9. Complete Transformer Block

class TransformerBlock(nn.Module):
    def __init__(self, d_model, n_heads):
        super().__init__()
        self.attention = nn.MultiheadAttention(d_model, n_heads)
        self.norm1 = nn.LayerNorm(d_model)
        self.ff = nn.Sequential(
            nn.Linear(d_model, 4*d_model),
            nn.ReLU(),
            nn.Linear(4*d_model, d_model)
        self.norm2 = nn.LayerNorm(d_model)
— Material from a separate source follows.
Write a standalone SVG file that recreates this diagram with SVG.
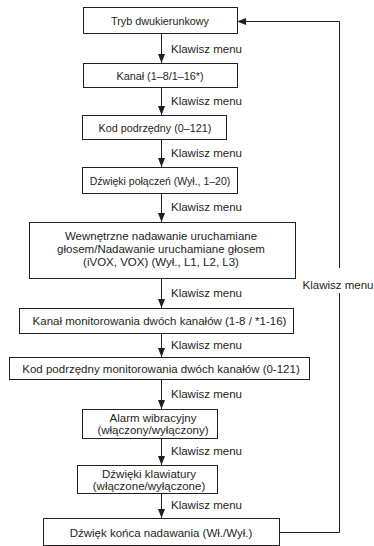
<svg xmlns="http://www.w3.org/2000/svg" width="374" height="546" viewBox="0 0 374 546">
<style>
.box{fill:#fff;stroke:#231f20;stroke-width:1}
.t{font-family:"Liberation Sans",Arial,sans-serif;font-size:11.5px;fill:#231f20;text-anchor:middle}
.s{font-size:10.8px}
.lbl{font-family:"Liberation Sans",Arial,sans-serif;font-size:11.5px;fill:#231f20}
.c{fill:none;stroke:#231f20;stroke-width:1}
</style>
<defs>
<marker id="ah" viewBox="0 0 9 7" refX="9" refY="3.5" markerWidth="9" markerHeight="7" markerUnits="userSpaceOnUse" orient="auto">
<path d="M0,0 L9,3.5 L0,7 z" fill="#231f20"/>
</marker>
</defs>
<rect width="374" height="546" fill="#fff"/>
<g id="connectors">
<line class="c" x1="161.5" y1="33" x2="161.5" y2="63" marker-end="url(#ah)"/>
<line class="c" x1="161.5" y1="87" x2="161.5" y2="115" marker-end="url(#ah)"/>
<line class="c" x1="161.5" y1="139" x2="161.5" y2="167" marker-end="url(#ah)"/>
<line class="c" x1="161.5" y1="193" x2="161.5" y2="222" marker-end="url(#ah)"/>
<line class="c" x1="161.5" y1="278" x2="161.5" y2="308" marker-end="url(#ah)"/>
<line class="c" x1="161.5" y1="333" x2="161.5" y2="357" marker-end="url(#ah)"/>
<line class="c" x1="161.5" y1="379" x2="161.5" y2="409" marker-end="url(#ah)"/>
<line class="c" x1="161.5" y1="438" x2="161.5" y2="465" marker-end="url(#ah)"/>
<line class="c" x1="161.5" y1="493" x2="161.5" y2="518" marker-end="url(#ah)"/>
<path class="c" d="M279,532.5 H339.5 V293 M339.5,268 V21.5 H237" marker-end="url(#ah)"/>
<text class="lbl" x="171" y="53">Klawisz menu</text>
<text class="lbl" x="171" y="105">Klawisz menu</text>
<text class="lbl" x="171" y="157">Klawisz menu</text>
<text class="lbl" x="171" y="211">Klawisz menu</text>
<text class="lbl" x="171" y="297">Klawisz menu</text>
<text class="lbl" x="171" y="349">Klawisz menu</text>
<text class="lbl" x="171" y="398">Klawisz menu</text>
<text class="lbl" x="171" y="455">Klawisz menu</text>
<text class="lbl" x="171" y="509">Klawisz menu</text>
<text class="lbl" x="338" y="289" text-anchor="middle">Klawisz menu</text>
</g>
<g id="n1"><rect class="box" x="83.5" y="7.5" width="154" height="26"/><text class="t s" x="160" y="24.5">Tryb dwukierunkowy</text></g>
<g id="n2"><rect class="box" x="83.5" y="63.5" width="154" height="24"/><text class="t s" x="160" y="79.5">Kanał (1–8/1–16*)</text></g>
<g id="n3"><rect class="box" x="82.5" y="115.5" width="144" height="24"/><text class="t s" x="155" y="131.5">Kod podrzędny (0–121)</text></g>
<g id="n4"><rect class="box" x="82.5" y="167.5" width="155" height="26"/><text class="t" x="160" y="184.5" style="font-size:10.5px">Dźwięki połączeń (Wył., 1–20)</text></g>
<g id="n5"><rect class="box" x="29.5" y="222.5" width="266" height="56"/><text class="t" x="161" y="239.5">Wewnętrzne nadawanie uruchamiane</text><text class="t" x="161" y="252.5">głosem/Nadawanie uruchamiane głosem</text><text class="t" x="161" y="265.5">(iVOX, VOX) (Wył., L1, L2, L3)</text></g>
<g id="n6"><rect class="box" x="19.5" y="308.5" width="274" height="25"/><text class="t" x="159.5" y="325">Kanał monitorowania dwóch kanałów (1-8 / *1-16)</text></g>
<g id="n7"><rect class="box" x="9.5" y="357.5" width="300" height="22"/><text class="t" x="161" y="372.5">Kod podrzędny monitorowania dwóch kanałów (0-121)</text></g>
<g id="n8"><rect class="box" x="82.5" y="409.5" width="135" height="29"/><text class="t" x="153" y="421.5">Alarm wibracyjny</text><text class="t" x="153" y="434">(włączony/wyłączony)</text></g>
<g id="n9"><rect class="box" x="77.5" y="465.5" width="140" height="28"/><text class="t" x="149" y="477.5">Dźwięki klawiatury</text><text class="t" x="149" y="490">(włączone/wyłączone)</text></g>
<g id="n10"><rect class="box" x="43.5" y="518.5" width="236" height="27"/><text class="t" x="161" y="536.5">Dźwięk końca nadawania (Wł./Wył.)</text></g>
</svg>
    def forward(self, x, mask):
        attn_output, _ = self.attention(x, x, x, key_padding_mask=mask)
        x = self.norm1(x + attn_output)
        ff_output = self.ff(x)
        return self.norm2(x + ff_output)

Visual Summary of Full Pipeline

graph TD
    A[Raw Text] --> B[Tokenization]
    B --> C[Token IDs + Special Tokens]
    C --> D[Padding/Truncation]
    D --> E[Input IDs + Attention Mask + Segment IDs]
    E --> F[Token Embeddings + Positional Encoding]
    F --> G[Transformer Encoder Layers]
    G --> H[Multi-Head Attention]
    H --> I[Output Representations]

This complete pipeline shows how text gets transformed into the numerical representations that Transformer models use to compute attention and make predictions.